In the listing that follows, retype every line from the first through the one containing "const epsYLabels = ['0', '2000'];". Pictures are to be left out.
>> BEGIN Data provided
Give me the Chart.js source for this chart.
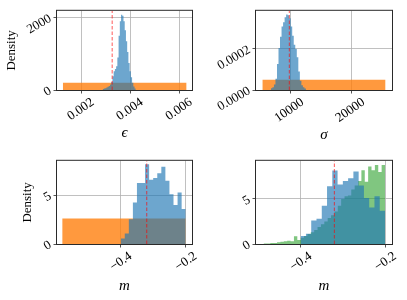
<!DOCTYPE html>
<html>
<head>
<meta charset="utf-8">
<script src="https://cdn.jsdelivr.net/npm/chart.js@4.4.1/dist/chart.umd.min.js"></script>
<style>
  html, body { margin: 0; padding: 0; background: #fff; }
  #wrap { position: relative; width: 407px; height: 300px; overflow: hidden; }
  #wrap canvas { position: absolute; display: block; }
</style>
</head>
<body>
<div id="wrap">
  <canvas id="eps" width="200" height="150" style="left:0;top:0"></canvas>
  <canvas id="sig" width="207" height="150" style="left:200px;top:0"></canvas>
  <canvas id="m1" width="200" height="150" style="left:0;top:150px"></canvas>
  <canvas id="m2" width="207" height="150" style="left:200px;top:150px"></canvas>
</div>
<script>
// top left: epsilon
const epsBinStart = 0.00285;
const epsBinWidth = 0.00005;
const epsPosterior = [25, 40, 50, 70, 90, 110, 150, 220, 380, 520, 580, 660, 900, 1500, 1900, 2080,
                      2050, 1900, 1650, 1350, 1050, 750, 520, 350, 200, 100, 40];
const epsPriorRange = [0.00123, 0.00627];
const epsPriorDensity = 198;
const epsTrue = 0.00324;
const epsXTicks = [0.002, 0.004, 0.006];
const epsXLabels = ['0.002', '0.004', '0.006'];
const epsYTicks = [0, 2000];
const epsYLabels = ['0', '2000'];

// top right: sigma
const sigBinStart = 6750;
const sigBinWidth = 250;
const sigPosterior = [9e-6, 1.4e-5, 2.7e-5, 5.5e-5, 1.27e-4, 2.05e-4, 2.6e-4, 3.1e-4, 3.3e-4, 3.55e-4,
                      3.68e-4, 3.64e-4, 3.5e-4, 3.1e-4, 2.64e-4, 2.2e-4, 2.0e-4, 1.6e-4, 9e-5, 4.5e-5,
                      2.3e-5, 1.4e-5, 7e-6];
const sigPriorRange = [5350, 25550];
const sigPriorDensity = 4.95e-5;
const sigTrue = 9780;
const sigXTicks = [10000, 20000];
const sigXLabels = ['10000', '20000'];
const sigYTicks = [0, 0.0002];
const sigYLabels = ['0.0000', '0.0002'];

// bottom: m
const mBinStart = -0.4;
const mBinWidth = 0.0125;
const mPosteriorLeft = [0.57, 1.07, 2.55, 4.26, 6.27, 6.27, 8.2, 6.6, 6.77, 7.27, 7.95, 6.5, 5.1, 4.0, 5.3, 3.6];
const mPosteriorRight = [0.9, 1.15, 2.6, 2.8, 4.24, 6.4, 8.15, 6.6, 7.0, 7.3, 8.04, 6.5, 5.1, 4.06, 5.3, 3.7];
const mPriorRange = [-0.58, -0.2];
const mPriorDensity = 2.63;
const mOtherBinStart = -0.488;
const mOtherBinWidth = 0.008;
const mOther = [0.05, 0.05, 0.1, 0.1, 0.2, 0.25, 0.3, 0.35, 0.3, 0.85, 0.45, 0.7, 0.9, 1.1, 1.3, 1.55,
                1.9, 2.2, 2.5, 2.9, 3.2, 3.6, 4.24, 5.0, 5.3, 5.4, 6.05, 6.5, 7.0, 8.2, 6.9, 8.6,
                8.2, 8.77, 8.0, 8.77];
const mTrue = -0.32;
const mXTicks = [-0.4, -0.2];
const mXLabels = ['\u22120.4', '\u22120.2'];
const mYTicks = [0, 5];
const mYLabels = ['0', '5'];

const serif = '"Liberation Serif", "DejaVu Serif", serif';
const BLUE = 'rgba(31,119,180,0.65)';
const ORANGE = 'rgba(255,127,14,0.8)';
const GREEN = 'rgba(44,160,44,0.6)';
const RED = 'rgba(255,0,0,0.55)';

// bin heights -> step points (last edge repeats the last height)
function histPoints(start, width, heights) {
    const pts = heights.map((h, i) => ({ x: start + i * width, y: h }));
    pts.push({ x: start + heights.length * width, y: heights[heights.length - 1] });
    return pts;
}

function histSet(data, color) {
    return {
        data: data,
        stepped: true,
        fill: 'origin',
        backgroundColor: color,
        borderColor: 'transparent',
        borderWidth: 0,
        pointRadius: 0
    };
}

function lineSet(x, ymax) {
    return {
        data: [{ x: x, y: 0 }, { x: x, y: ymax }],
        borderColor: RED,
        borderWidth: 1.2,
        borderDash: [3.5, 2],
        pointRadius: 0,
        fill: false
    };
}

const framePlugin = {
    id: 'frame',
    afterDatasetsDraw(chart) {
        const { ctx, chartArea: a } = chart;
        ctx.save();
        ctx.strokeStyle = '#2a2a2a';
        ctx.lineWidth = 1;
        ctx.strokeRect(a.left - 0.5, a.top - 0.5, a.right - a.left + 1, a.bottom - a.top + 1);
        ctx.restore();
    }
};

function makePanel(id, p) {
    const grid = {
        color: 'rgba(176,176,176,0.8)',
        lineWidth: 1,
        tickLength: 3.5,
        tickColor: '#2a2a2a',
        tickWidth: 0.8
    };
    return new Chart(document.getElementById(id), {
        type: 'line',
        data: { datasets: p.datasets },
        options: {
            responsive: false,
            animation: false,
            events: [],
            layout: { padding: { top: p.top, right: p.right, left: 0, bottom: 0 } },
            plugins: { legend: { display: false }, tooltip: { enabled: false } },
            scales: {
                x: {
                    type: 'linear',
                    min: p.xMin,
                    max: p.xMax,
                    afterBuildTicks: s => { s.ticks = p.xTicks.map(v => ({ value: v })); },
                    afterFit: s => { s.height = p.xAxisHeight; },
                    ticks: {
                        callback: (v, i) => p.xLabels[i],
                        autoSkip: false,
                        minRotation: 35,
                        maxRotation: 35,
                        labelOffset: p.labelOffset,
                        padding: 1,
                        color: '#000',
                        font: { family: serif, size: 13 }
                    },
                    grid: grid,
                    border: { display: false },
                    title: {
                        display: true,
                        text: p.xTitle,
                        color: '#000',
                        font: { family: serif, size: 15, style: 'italic' },
                        padding: { top: 0, bottom: p.xTitlePad }
                    }
                },
                y: {
                    type: 'linear',
                    min: 0,
                    max: p.yMax,
                    afterBuildTicks: s => { s.ticks = p.yTicks.map(v => ({ value: v })); },
                    afterFit: s => { s.width = p.yAxisWidth; },
                    ticks: {
                        callback: (v, i) => p.yLabels[i],
                        minRotation: 30,
                        maxRotation: 30,
                        padding: 3,
                        color: '#000',
                        font: { family: serif, size: 13 }
                    },
                    grid: grid,
                    border: { display: false },
                    title: {
                        display: !!p.yTitle,
                        text: p.yTitle || '',
                        color: '#000',
                        font: { family: serif, size: 13 },
                        padding: { top: p.yTitlePad || 0, bottom: 0 }
                    }
                }
            }
        },
        plugins: [framePlugin]
    });
}

const epsYMax = 2190;
makePanel('eps', {
    datasets: [
        lineSet(epsTrue, epsYMax),
        histSet(histPoints(epsBinStart, epsBinWidth, epsPosterior), BLUE),
        histSet([{ x: epsPriorRange[0], y: epsPriorDensity }, { x: epsPriorRange[1], y: epsPriorDensity }], ORANGE)
    ],
    xMin: 0.000992, xMax: 0.00649, yMax: epsYMax,
    xTicks: epsXTicks, xLabels: epsXLabels, yTicks: epsYTicks, yLabels: epsYLabels,
    xTitle: '\u03F5', yTitle: 'Density',
    top: 5, right: 8, xAxisHeight: 60, yAxisWidth: 57,
    labelOffset: 11, xTitlePad: 8, yTitlePad: 4
});

const sigYMax = 0.000386;
makePanel('sig', {
    datasets: [
        lineSet(sigTrue, sigYMax),
        histSet(histPoints(sigBinStart, sigBinWidth, sigPosterior), BLUE),
        histSet([{ x: sigPriorRange[0], y: sigPriorDensity }, { x: sigPriorRange[1], y: sigPriorDensity }], ORANGE)
    ],
    xMin: 4311, xMax: 26607, yMax: sigYMax,
    xTicks: sigXTicks, xLabels: sigXLabels, yTicks: sigYTicks, yLabels: sigYLabels,
    xTitle: '\u03C3', yTitle: null,
    top: 5, right: 15, xAxisHeight: 60, yAxisWidth: 56,
    labelOffset: 12, xTitlePad: 6
});

const m1YMax = 8.55;
makePanel('m1', {
    datasets: [
        lineSet(mTrue, m1YMax),
        histSet(histPoints(mBinStart, mBinWidth, mPosteriorLeft), BLUE),
        histSet([{ x: mPriorRange[0], y: mPriorDensity }, { x: mPriorRange[1], y: mPriorDensity }], ORANGE)
    ],
    xMin: -0.596, xMax: -0.1806, yMax: m1YMax,
    xTicks: mXTicks, xLabels: mXLabels, yTicks: mYTicks, yLabels: mYLabels,
    xTitle: 'm', yTitle: 'Density',
    top: 9, right: 8, xAxisHeight: 56, yAxisWidth: 57,
    labelOffset: 10, xTitlePad: 5, yTitlePad: 20
});

const m2YMax = 9.24;
makePanel('m2', {
    datasets: [
        lineSet(mTrue, m2YMax),
        histSet(histPoints(mBinStart, mBinWidth, mPosteriorRight), BLUE),
        histSet(histPoints(mOtherBinStart, mOtherBinWidth, mOther), GREEN)
    ],
    xMin: -0.506, xMax: -0.1834, yMax: m2YMax,
    xTicks: mXTicks, xLabels: mXLabels, yTicks: mYTicks, yLabels: mYLabels,
    xTitle: 'm', yTitle: null,
    top: 9, right: 15, xAxisHeight: 56, yAxisWidth: 56,
    labelOffset: 10, xTitlePad: 5
});
</script>
</body>
</html>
>> END Data provided
= Correct output =
Give me the Chart.js source for this chart.
<!DOCTYPE html>
<html>
<head>
<meta charset="utf-8">
<script src="https://cdn.jsdelivr.net/npm/chart.js@4.4.1/dist/chart.umd.min.js"></script>
<style>
  html, body { margin: 0; padding: 0; background: #fff; }
  #wrap { position: relative; width: 407px; height: 300px; overflow: hidden; }
  #wrap canvas { position: absolute; display: block; }
</style>
</head>
<body>
<div id="wrap">
  <canvas id="eps" width="200" height="150" style="left:0;top:0"></canvas>
  <canvas id="sig" width="207" height="150" style="left:200px;top:0"></canvas>
  <canvas id="m1" width="200" height="150" style="left:0;top:150px"></canvas>
  <canvas id="m2" width="207" height="150" style="left:200px;top:150px"></canvas>
</div>
<script>
// top left: epsilon
const epsBinStart = 0.00285;
const epsBinWidth = 0.00005;
const epsPosterior = [25, 40, 50, 70, 90, 110, 150, 220, 380, 520, 580, 660, 900, 1500, 1900, 2080,
                      2050, 1900, 1650, 1350, 1050, 750, 520, 350, 200, 100, 40];
const epsPriorRange = [0.00123, 0.00627];
const epsPriorDensity = 198;
const epsTrue = 0.00324;
const epsXTicks = [0.002, 0.004, 0.006];
const epsXLabels = ['0.002', '0.004', '0.006'];
const epsYTicks = [0, 2000];
const epsYLabels = ['0', '2000'];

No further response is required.